-- start of Given material --
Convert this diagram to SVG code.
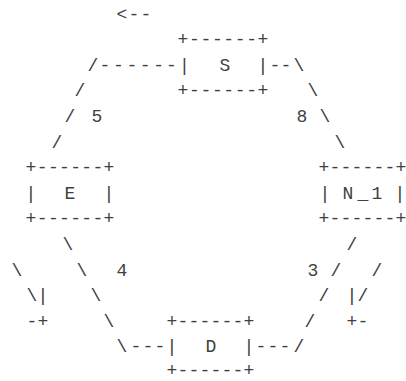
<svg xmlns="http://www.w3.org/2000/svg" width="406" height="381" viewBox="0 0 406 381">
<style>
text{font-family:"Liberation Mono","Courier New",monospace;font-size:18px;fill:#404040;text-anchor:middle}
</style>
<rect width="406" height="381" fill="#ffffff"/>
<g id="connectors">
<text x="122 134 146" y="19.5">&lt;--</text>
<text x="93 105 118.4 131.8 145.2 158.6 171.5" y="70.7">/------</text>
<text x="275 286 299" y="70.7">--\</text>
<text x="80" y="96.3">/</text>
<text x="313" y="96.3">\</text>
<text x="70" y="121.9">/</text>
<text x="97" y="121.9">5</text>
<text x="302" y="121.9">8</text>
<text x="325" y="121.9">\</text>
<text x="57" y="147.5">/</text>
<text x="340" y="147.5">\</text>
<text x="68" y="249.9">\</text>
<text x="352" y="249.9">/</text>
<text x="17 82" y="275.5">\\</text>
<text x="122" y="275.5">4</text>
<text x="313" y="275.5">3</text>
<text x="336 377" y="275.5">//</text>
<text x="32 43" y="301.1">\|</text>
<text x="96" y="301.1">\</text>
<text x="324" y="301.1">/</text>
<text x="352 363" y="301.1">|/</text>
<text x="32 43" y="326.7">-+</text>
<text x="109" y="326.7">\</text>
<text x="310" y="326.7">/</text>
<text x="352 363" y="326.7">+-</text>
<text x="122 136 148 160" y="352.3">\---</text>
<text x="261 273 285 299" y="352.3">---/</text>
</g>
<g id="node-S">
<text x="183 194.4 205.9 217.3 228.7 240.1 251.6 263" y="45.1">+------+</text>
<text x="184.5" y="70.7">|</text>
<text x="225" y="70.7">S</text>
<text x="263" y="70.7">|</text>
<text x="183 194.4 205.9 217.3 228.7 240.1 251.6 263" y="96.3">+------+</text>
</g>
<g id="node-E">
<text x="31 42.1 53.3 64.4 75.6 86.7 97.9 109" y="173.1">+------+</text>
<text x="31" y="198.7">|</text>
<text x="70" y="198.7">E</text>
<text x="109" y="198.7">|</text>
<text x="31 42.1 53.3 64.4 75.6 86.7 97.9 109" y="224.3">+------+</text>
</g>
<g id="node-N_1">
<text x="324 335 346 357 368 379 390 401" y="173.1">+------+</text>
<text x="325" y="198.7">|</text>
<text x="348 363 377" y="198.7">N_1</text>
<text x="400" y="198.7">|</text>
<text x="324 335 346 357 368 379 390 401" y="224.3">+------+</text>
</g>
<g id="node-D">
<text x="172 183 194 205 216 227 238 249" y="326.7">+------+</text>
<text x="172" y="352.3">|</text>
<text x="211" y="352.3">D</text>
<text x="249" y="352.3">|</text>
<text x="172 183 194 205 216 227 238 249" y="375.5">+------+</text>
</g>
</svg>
-- end of Given material --
Every line of text is to be repeated exactly; pictures are left out.

● Result of this exercise:
Convert this diagram to SVG code.
<svg xmlns="http://www.w3.org/2000/svg" width="406" height="381" viewBox="0 0 406 381">
<style>
text{font-family:"Liberation Mono","Courier New",monospace;font-size:18px;fill:#404040;text-anchor:middle}
</style>
<rect width="406" height="381" fill="#ffffff"/>
<g id="connectors">
<text x="122 134 146" y="19.5">&lt;--</text>
<text x="93 105 118.4 131.8 145.2 158.6 171.5" y="70.7">/------</text>
<text x="275 286 299" y="70.7">--\</text>
<text x="80" y="96.3">/</text>
<text x="313" y="96.3">\</text>
<text x="70" y="121.9">/</text>
<text x="97" y="121.9">5</text>
<text x="302" y="121.9">8</text>
<text x="325" y="121.9">\</text>
<text x="57" y="147.5">/</text>
<text x="340" y="147.5">\</text>
<text x="68" y="249.9">\</text>
<text x="352" y="249.9">/</text>
<text x="17 82" y="275.5">\\</text>
<text x="122" y="275.5">4</text>
<text x="313" y="275.5">3</text>
<text x="336 377" y="275.5">//</text>
<text x="32 43" y="301.1">\|</text>
<text x="96" y="301.1">\</text>
<text x="324" y="301.1">/</text>
<text x="352 363" y="301.1">|/</text>
<text x="32 43" y="326.7">-+</text>
<text x="109" y="326.7">\</text>
<text x="310" y="326.7">/</text>
<text x="352 363" y="326.7">+-</text>
<text x="122 136 148 160" y="352.3">\---</text>
<text x="261 273 285 299" y="352.3">---/</text>
</g>
<g id="node-S">
<text x="183 194.4 205.9 217.3 228.7 240.1 251.6 263" y="45.1">+------+</text>
<text x="184.5" y="70.7">|</text>
<text x="225" y="70.7">S</text>
<text x="263" y="70.7">|</text>
<text x="183 194.4 205.9 217.3 228.7 240.1 251.6 263" y="96.3">+------+</text>
</g>
<g id="node-E">
<text x="31 42.1 53.3 64.4 75.6 86.7 97.9 109" y="173.1">+------+</text>
<text x="31" y="198.7">|</text>
<text x="70" y="198.7">E</text>
<text x="109" y="198.7">|</text>
<text x="31 42.1 53.3 64.4 75.6 86.7 97.9 109" y="224.3">+------+</text>
</g>
<g id="node-N_1">
<text x="324 335 346 357 368 379 390 401" y="173.1">+------+</text>
<text x="325" y="198.7">|</text>
<text x="348 363 377" y="198.7">N_1</text>
<text x="400" y="198.7">|</text>
<text x="324 335 346 357 368 379 390 401" y="224.3">+------+</text>
</g>
<g id="node-D">
<text x="172 183 194 205 216 227 238 249" y="326.7">+------+</text>
<text x="172" y="352.3">|</text>
<text x="211" y="352.3">D</text>
<text x="249" y="352.3">|</text>
<text x="172 183 194 205 216 227 238 249" y="375.5">+------+</text>
</g>
</svg>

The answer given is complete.